# Heads-up on ammo bargain



## milquetoast (Nov 25, 2006)

I just ordered 1000 rounds (20 boxes) of CCI Blazer Brass 230 FMJ from Outdoor Marksman. $9.75/box + shipping, total about $220. Cheapest I'd found before that was at WalMart, 11.97/box + 8% sales tax = $258.

If you have a cheaper source, let me know.

PS: For an extra $40/1000, you can get Federal American Eagle red box. Tempting....


----------



## 45fan (Mar 5, 2007)

milquetoast said:


> I just ordered 1000 rounds (20 boxes) of CCI Blazer Brass 230 FMJ from Outdoor Marksman. $9.75/box + shipping, total about $220. Cheapest I'd found before that was at WalMart, 11.97/box + 8% sales tax = $258.
> 
> If you have a cheaper source, let me know.
> 
> PS: For an extra $40/1000, you can get Federal American Eagle red box. Tempting....


You're gonna need lots of help shooting up all that ammo....:smt083


----------



## milquetoast (Nov 25, 2006)

45fan said:


> You're gonna need lots of help shooting up all that ammo....:smt083


If I can average 100 rounds a week, then that's 2 1/2 months' worth.

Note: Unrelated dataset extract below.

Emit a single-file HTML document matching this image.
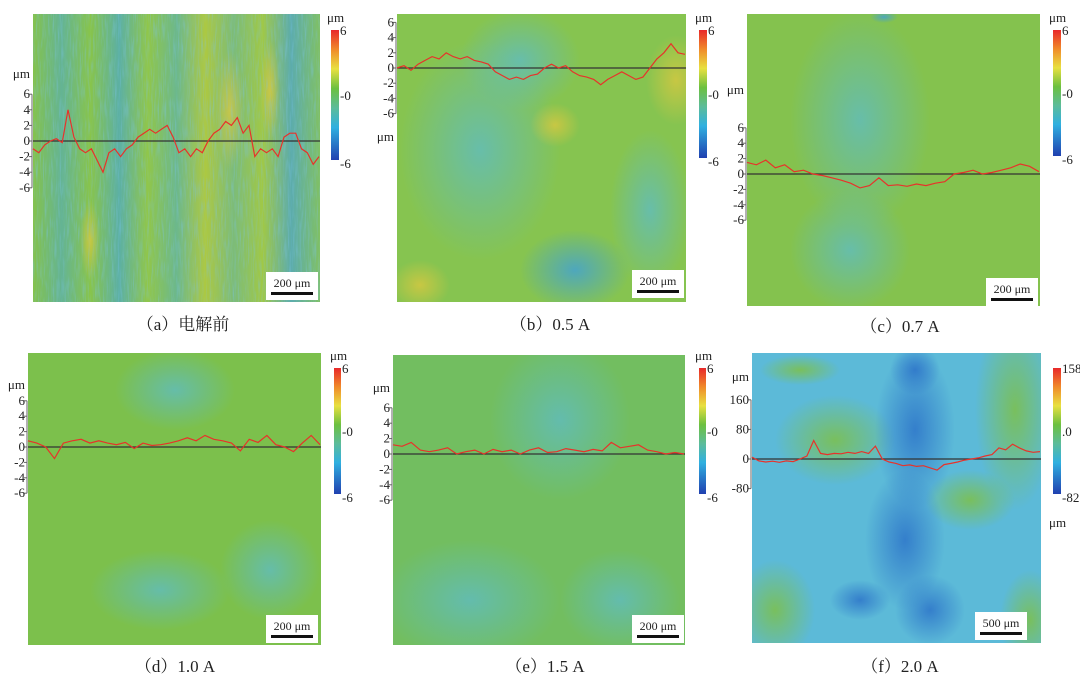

Just "topping off."


----------



## sbninja (May 25, 2007)

The best price I have found on CCI Blazer Brass, is from Walmart, $11.97 a box of 230gr FMJ 50rd.

I checked out Outdoor Marksman and could only find CCI Blazer 230gr FMJ 50rd , But it is the aluminum case NOT brass - the current price for this ammo at Outdoor Marksman is $12.99 for 20 or more boxes - If you buy less than 20 boxes they are priced at $13.50 a box.

You must have recieved your order already, did you in fact get blazer brass or is it actually the regular blazer's (aluminum case)?


----------



## milquetoast (Nov 25, 2006)

sbninja said:


> The best price I have found on CCI Blazer Brass, is from Walmart, $11.97 a box of 230gr FMJ 50rd.
> 
> I checked out Outdoor Marksman and could only find CCI Blazer 230gr FMJ 50rd , But it is the aluminum case NOT brass - the current price for this ammo at Outdoor Marksman is $12.99 for 20 or more boxes - If you buy less than 20 boxes they are priced at $13.50 a box.
> 
> You must have recieved your order already, did you in fact get blazer brass or is it actually the regular blazer's (aluminum case)?


I got mine, at $9.75 It's brass, not aluminum.

You gotta move _fast_!


----------